It’s a bad time to be a fish.
Via Salon comes this article from Gilt Taste.com about the threat to the menhaden populations along the mid-Atlantic coast due to overfishing. You may recall my post from January 2010 with some other links to articles about the practices of Omega Protein, Inc. and the need to enact stricter protections on menhaden stocks. It’s distressing, if unsurprising, to see that nothing has changed in the last year and a half except the further overfishing of the most critical fish in the Atlantic.

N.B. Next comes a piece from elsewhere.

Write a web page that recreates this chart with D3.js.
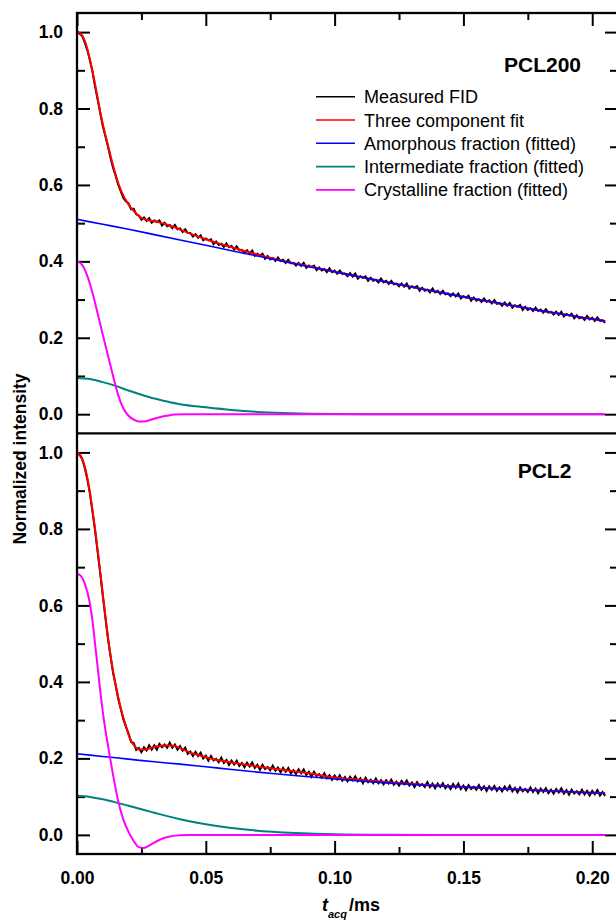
<!DOCTYPE html>
<html><head><meta charset="utf-8">
<script src="https://cdn.jsdelivr.net/npm/d3@7"></script>
<style>body{margin:0;background:#fff} svg{display:block}</style>
</head><body>
<svg id="c" width="616" height="921"></svg>
<script>
// ---------- DATA ----------
const fidStep = 0.001; // ms between measured FID samples (t = index * step)
const pcl200Measured = [1.000,0.996,0.990,0.973,0.953,0.926,0.897,0.858,0.824,0.789,
0.754,0.728,0.701,0.671,0.645,0.624,0.601,0.583,0.566,0.557,
0.552,0.536,0.538,0.523,0.520,0.509,0.515,0.506,0.513,0.501,
0.507,0.503,0.507,0.494,0.501,0.492,0.495,0.487,0.495,0.484,
0.486,0.477,0.484,0.474,0.474,0.465,0.471,0.462,0.468,0.455,
0.460,0.455,0.458,0.445,0.452,0.443,0.446,0.438,0.447,0.437,
0.440,0.431,0.439,0.429,0.430,0.422,0.429,0.420,0.428,0.415,
0.420,0.415,0.420,0.407,0.414,0.405,0.409,0.401,0.410,0.401,
0.404,0.396,0.404,0.395,0.396,0.389,0.396,0.388,0.396,0.383,
0.389,0.385,0.389,0.377,0.384,0.376,0.380,0.372,0.382,0.372,
0.376,0.368,0.376,0.367,0.368,0.361,0.369,0.360,0.368,0.355,
0.361,0.357,0.361,0.349,0.357,0.349,0.352,0.345,0.355,0.345,
0.349,0.341,0.349,0.340,0.342,0.335,0.342,0.334,0.342,0.329,
0.335,0.331,0.335,0.323,0.331,0.323,0.326,0.319,0.329,0.319,
0.323,0.315,0.323,0.314,0.316,0.309,0.316,0.308,0.316,0.303,
0.309,0.305,0.310,0.297,0.305,0.297,0.301,0.294,0.303,0.294,
0.298,0.290,0.299,0.289,0.291,0.284,0.292,0.284,0.291,0.279,
0.285,0.281,0.286,0.273,0.281,0.273,0.277,0.270,0.279,0.270,
0.274,0.266,0.275,0.266,0.268,0.261,0.268,0.260,0.268,0.256,
0.262,0.258,0.263,0.251,0.259,0.251,0.254,0.247,0.257,0.248,
0.252,0.244,0.253,0.244,0.246,0.239];
const pcl2Measured = [1.000,0.994,0.983,0.960,0.930,0.893,0.846,0.797,0.741,0.685,
0.626,0.570,0.514,0.468,0.424,0.391,0.356,0.329,0.302,0.283,
0.265,0.243,0.240,0.222,0.227,0.216,0.229,0.221,0.234,0.223,
0.234,0.223,0.238,0.229,0.236,0.228,0.241,0.228,0.236,0.223,
0.232,0.220,0.228,0.212,0.218,0.206,0.217,0.206,0.215,0.200,
0.207,0.194,0.206,0.195,0.199,0.190,0.202,0.188,0.196,0.183,
0.194,0.184,0.194,0.180,0.188,0.177,0.189,0.179,0.189,0.175,
0.183,0.170,0.183,0.172,0.177,0.169,0.181,0.168,0.176,0.164,
0.175,0.165,0.175,0.161,0.169,0.159,0.171,0.161,0.171,0.157,
0.165,0.152,0.165,0.154,0.159,0.150,0.161,0.148,0.156,0.144,
0.155,0.145,0.156,0.142,0.151,0.140,0.152,0.143,0.153,0.140,
0.148,0.135,0.149,0.138,0.144,0.135,0.147,0.135,0.143,0.132,
0.143,0.134,0.144,0.131,0.139,0.129,0.141,0.132,0.142,0.129,
0.137,0.125,0.138,0.128,0.133,0.125,0.138,0.125,0.134,0.122,
0.134,0.125,0.135,0.122,0.130,0.120,0.133,0.123,0.134,0.120,
0.129,0.117,0.130,0.120,0.126,0.118,0.130,0.118,0.127,0.115,
0.127,0.118,0.128,0.115,0.124,0.114,0.126,0.117,0.128,0.114,
0.123,0.111,0.124,0.114,0.120,0.112,0.124,0.112,0.121,0.109,
0.121,0.112,0.122,0.109,0.118,0.108,0.120,0.111,0.122,0.108,
0.117,0.105,0.118,0.108,0.114,0.106,0.118,0.106,0.115,0.103,
0.115,0.106,0.117,0.103,0.112,0.102];

// three component fit
const pcl200FitT = [0,0.001,0.002,0.003,0.004,0.005,0.006,0.007,0.008,0.009,0.010,0.011,0.012,0.013,0.014,0.015,0.016,0.017,0.018,0.019,0.020,0.021,0.022,0.023,0.024,0.025,0.026,0.027,0.028,0.029,0.030,0.032,0.034,0.036,0.038,0.040,0.045,0.050,0.055,0.060,0.065,0.070,0.080,0.090,0.100,0.110,0.120,0.130,0.140,0.150,0.160,0.170,0.180,0.190,0.200,0.205];
const pcl200FitV = [1.000,0.998,0.991,0.978,0.956,0.929,0.898,0.864,0.828,0.792,0.760,0.731,0.704,0.677,0.651,0.627,0.605,0.587,0.572,0.560,0.549,0.540,0.532,0.525,0.519,0.514,0.511,0.509,0.507,0.506,0.505,0.502,0.498,0.494,0.489,0.483,0.470,0.458,0.447,0.437,0.427,0.418,0.401,0.387,0.373,0.359,0.346,0.333,0.320,0.307,0.295,0.283,0.271,0.260,0.249,0.244];
const pcl2FitT = [0,0.001,0.002,0.003,0.004,0.005,0.006,0.007,0.008,0.009,0.010,0.011,0.012,0.013,0.014,0.015,0.016,0.017,0.018,0.019,0.020,0.021,0.022,0.023,0.024,0.025,0.026,0.027,0.028,0.029,0.030,0.032,0.034,0.036,0.038,0.040,0.042,0.044,0.046,0.048,0.050,0.055,0.060,0.065,0.070,0.080,0.090,0.100,0.110,0.120,0.130,0.140,0.150,0.160,0.170,0.180,0.190,0.200,0.205];
const pcl2FitV = [1.000,0.996,0.984,0.963,0.934,0.896,0.850,0.800,0.745,0.688,0.630,0.573,0.518,0.470,0.428,0.393,0.360,0.331,0.306,0.284,0.262,0.246,0.235,0.228,0.224,0.223,0.223,0.224,0.226,0.228,0.230,0.232,0.234,0.234,0.232,0.227,0.221,0.215,0.211,0.207,0.203,0.195,0.189,0.184,0.179,0.170,0.161,0.150,0.144,0.138,0.133,0.129,0.125,0.122,0.119,0.116,0.113,0.110,0.109];

// amorphous fraction
const amorphT = [0,0.010,0.020,0.030,0.040,0.050,0.060,0.070,0.080,0.090,0.100,0.110,0.120,0.130,0.140,0.150,0.160,0.170,0.180,0.190,0.200,0.205];
const pcl200AmorphV = [0.510,0.497,0.484,0.470,0.456,0.442,0.428,0.414,0.400,0.386,0.373,0.359,0.346,0.333,0.320,0.307,0.295,0.283,0.271,0.260,0.249,0.244];
const pcl2AmorphV = [0.212,0.205,0.198,0.191,0.185,0.178,0.171,0.164,0.158,0.152,0.146,0.141,0.136,0.132,0.128,0.125,0.122,0.119,0.116,0.113,0.110,0.109];

// intermediate fraction
const interT = [0,0.005,0.010,0.015,0.020,0.025,0.030,0.035,0.040,0.050,0.060,0.070,0.080,0.090,0.100,0.120,0.140,0.205];
const pcl200InterV = [0.095,0.092,0.084,0.074,0.062,0.051,0.041,0.033,0.026,0.018,0.011,0.006,0.003,0.0012,0.0004,0,0,0];
const pcl2InterV = [0.102,0.099,0.093,0.085,0.076,0.067,0.058,0.049,0.041,0.028,0.018,0.011,0.0065,0.0035,0.0018,0.0004,0,0];

// crystalline fraction
const pcl200CrystT = [0,0.002,0.004,0.006,0.008,0.010,0.012,0.014,0.016,0.018,0.020,0.022,0.024,0.026,0.028,0.030,0.032,0.035,0.038,0.042,0.060,0.205];
const pcl200CrystV = [0.400,0.391,0.362,0.318,0.264,0.208,0.154,0.100,0.050,0.015,-0.004,-0.014,-0.019,-0.019,-0.016,-0.012,-0.008,-0.004,-0.001,0,0,0];
const pcl2CrystT = [0,0.001,0.002,0.003,0.004,0.005,0.006,0.007,0.008,0.009,0.010,0.011,0.012,0.013,0.014,0.016,0.018,0.020,0.022,0.024,0.026,0.028,0.030,0.033,0.036,0.040,0.044,0.060,0.205];
const pcl2CrystV = [0.682,0.680,0.672,0.657,0.636,0.605,0.560,0.500,0.440,0.378,0.322,0.275,0.235,0.195,0.157,0.088,0.040,0.008,-0.016,-0.032,-0.034,-0.028,-0.020,-0.010,-0.004,-0.001,0,0,0];

const xMajorTicks = [0, 0.05, 0.10, 0.15, 0.20];
const xMajorLabels = ["0.00", "0.05", "0.10", "0.15", "0.20"];
const xMinorTicks = [0.025, 0.075, 0.125, 0.175];
const yMajorTicks = [0, 0.2, 0.4, 0.6, 0.8, 1.0];
const yMajorLabels = ["0.0", "0.2", "0.4", "0.6", "0.8", "1.0"];
const yMinorTicks = [0.1, 0.3, 0.5, 0.7, 0.9];
const legendLabels = ["Measured FID", "Three component fit", "Amorphous fraction (fitted)", "Intermediate fraction (fitted)", "Crystalline fraction (fitted)"];
const panelNames = ["PCL200", "PCL2"];

// ---------- STYLE / LAYOUT ----------
const COLORS = {fid: "#000000", fit: "#ff0000", amorph: "#0000ff", inter: "#008080", cryst: "#ff00ff"};
const legendColors = [COLORS.fid, COLORS.fit, COLORS.amorph, COLORS.inter, COLORS.cryst];
const FONT = "'Liberation Sans', Arial, Helvetica, sans-serif";
const L = 77, R = 618;
const svg = d3.select("#c");

const x = d3.scaleLinear().domain([0, 0.21]).range([L, R]);
const panels = [
  {name: panelNames[0], top: 13, bottom: 433.3, fid: pcl200Measured, fitT: pcl200FitT, fitV: pcl200FitV,
   amV: pcl200AmorphV, inV: pcl200InterV, crT: pcl200CrystT, crV: pcl200CrystV, labelX: 504, labelY: 71.7},
  {name: panelNames[1], top: 433.3, bottom: 854, fid: pcl2Measured, fitT: pcl2FitT, fitV: pcl2FitV,
   amV: pcl2AmorphV, inV: pcl2InterV, crT: pcl2CrystT, crV: pcl2CrystV, labelX: 517.7, labelY: 478.3}
];

function styleAxis(g) {
  g.select(".domain").remove();
  g.selectAll(".tick line").attr("stroke", "#000").attr("stroke-width", 2);
  g.selectAll("text").attr("font-family", FONT).attr("font-size", 17.5).attr("font-weight", "bold").attr("fill", "#000");
}

panels.forEach((p, pi) => {
  const y = d3.scaleLinear().domain([-0.05, 1.05]).range([p.bottom, p.top]);
  const line = d3.line().x(d => x(d[0])).y(d => y(d[1]));
  const smooth = d3.line().x(d => x(d[0])).y(d => y(d[1])).curve(d3.curveMonotoneX);

  const g = svg.append("g");
  g.append("g").attr("transform", `translate(${L},0)`)
    .call(d3.axisLeft(y).tickValues(yMajorTicks).tickSize(-13).tickPadding(14).tickFormat((d, i) => yMajorLabels[i]))
    .call(styleAxis);
  g.append("g").attr("transform", `translate(${L},0)`)
    .call(d3.axisLeft(y).tickValues(yMinorTicks).tickSize(-8).tickFormat(""))
    .call(styleAxis);
  g.append("g").attr("transform", `translate(${R},0)`)
    .call(d3.axisRight(y).tickValues(yMajorTicks).tickSize(-13).tickFormat(""))
    .call(styleAxis);
  g.append("g").attr("transform", `translate(${R},0)`)
    .call(d3.axisRight(y).tickValues(yMinorTicks).tickSize(-8).tickFormat(""))
    .call(styleAxis);
  if (pi === 0) {
    g.append("g").attr("transform", `translate(0,${p.top})`)
      .call(d3.axisTop(x).tickValues(xMajorTicks).tickSize(-13).tickFormat(""))
      .call(styleAxis);
    g.append("g").attr("transform", `translate(0,${p.top})`)
      .call(d3.axisTop(x).tickValues(xMinorTicks).tickSize(-7).tickFormat(""))
      .call(styleAxis);
  } else {
    g.append("g").attr("transform", `translate(0,${p.bottom})`)
      .call(d3.axisBottom(x).tickValues(xMajorTicks).tickSize(-13).tickPadding(18).tickFormat((d, i) => xMajorLabels[i]))
      .call(styleAxis);
    g.append("g").attr("transform", `translate(0,${p.bottom})`)
      .call(d3.axisBottom(x).tickValues(xMinorTicks).tickSize(-7).tickFormat(""))
      .call(styleAxis);
  }

  const fidPts = p.fid.map((v, i) => [i * fidStep, v]);
  g.append("path").attr("d", line(fidPts)).attr("fill", "none").attr("stroke", COLORS.fid).attr("stroke-width", 2);
  g.append("path").attr("d", smooth(p.fitT.map((t, i) => [t, p.fitV[i]]))).attr("fill", "none").attr("stroke", COLORS.fit).attr("stroke-width", 2);
  g.append("path").attr("d", smooth(amorphT.map((t, i) => [t, p.amV[i]]))).attr("fill", "none").attr("stroke", COLORS.amorph).attr("stroke-width", 1.6);
  g.append("path").attr("d", smooth(interT.map((t, i) => [t, p.inV[i]]))).attr("fill", "none").attr("stroke", COLORS.inter).attr("stroke-width", 2);
  g.append("path").attr("d", smooth(p.crT.map((t, i) => [t, p.crV[i]]))).attr("fill", "none").attr("stroke", COLORS.cryst).attr("stroke-width", 2);

  g.append("text").attr("x", p.labelX).attr("y", p.labelY).text(p.name)
    .attr("font-family", FONT).attr("font-size", 21).attr("font-weight", "bold");
});

const frame = svg.append("g").attr("fill", "none").attr("stroke", "#000").attr("stroke-width", 2.3);
frame.append("rect").attr("x", L).attr("y", panels[0].top).attr("width", R - L).attr("height", panels[1].bottom - panels[0].top);
frame.append("line").attr("x1", L).attr("x2", R).attr("y1", panels[0].bottom).attr("y2", panels[0].bottom);

const lg = svg.append("g");
legendLabels.forEach((lab, i) => {
  const cy = 96.7 + i * 23.3;
  lg.append("line").attr("x1", 316).attr("x2", 355).attr("y1", cy).attr("y2", cy).attr("stroke", legendColors[i]).attr("stroke-width", 1.6);
  lg.append("text").attr("x", 364).attr("y", cy + 6.5).text(lab)
    .attr("font-family", FONT).attr("font-size", 18).attr("fill", "#000");
});

svg.append("text").attr("transform", "translate(26,459) rotate(-90)").attr("text-anchor", "middle")
  .attr("font-family", FONT).attr("font-size", 17.5).attr("font-weight", "bold").text("Normalized intensity");
const xt = svg.append("text").attr("x", 322).attr("y", 911)
  .attr("font-family", FONT).attr("font-size", 18).attr("font-weight", "bold");
xt.append("tspan").attr("font-style", "italic").text("t");
xt.append("tspan").attr("font-style", "italic").attr("font-size", 11).attr("dy", 7).text("acq");
xt.append("tspan").attr("dy", -7).attr("dx", 2).text("/ms");
</script>
</body></html>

Genetically modified salmon, which grow several times larger than wild salmon and are intended exclusively for aquaculture, have been touted as a commercially viable alternative to wild-caught salmon. The FDA is still considering approval of GM salmon for human consumption based on safety concerns alone, but Fast Company reports that a new study by a Canadian university concluded that if GM salmon were to find their way into the wild, they could destroy wild stocks due to their genetic deficiencies. And environmental groups continue to argue that salmon farming itself is unsustainable and environmentally hazardous.
As if the traditional fish-and-chip shop wasn’t already losing ground due to the disappearance of cod in the North Atlantic, overfishing in European waters is reaching a tipping point. The New Economics Foundation says that July 2 is the point on the calendar they call “Fish Dependence Day”: that’s the date, they say, by which European fishing operations have caught what would be the annual limit for fish to allow fish stocks to remain sustainable. Everything caught after that date is overfishing. This Fast Company article cites the NEF’s assessment that at current rates of fishing, European fisheries will be 100% depleted by 2050 if limits aren’t imposed.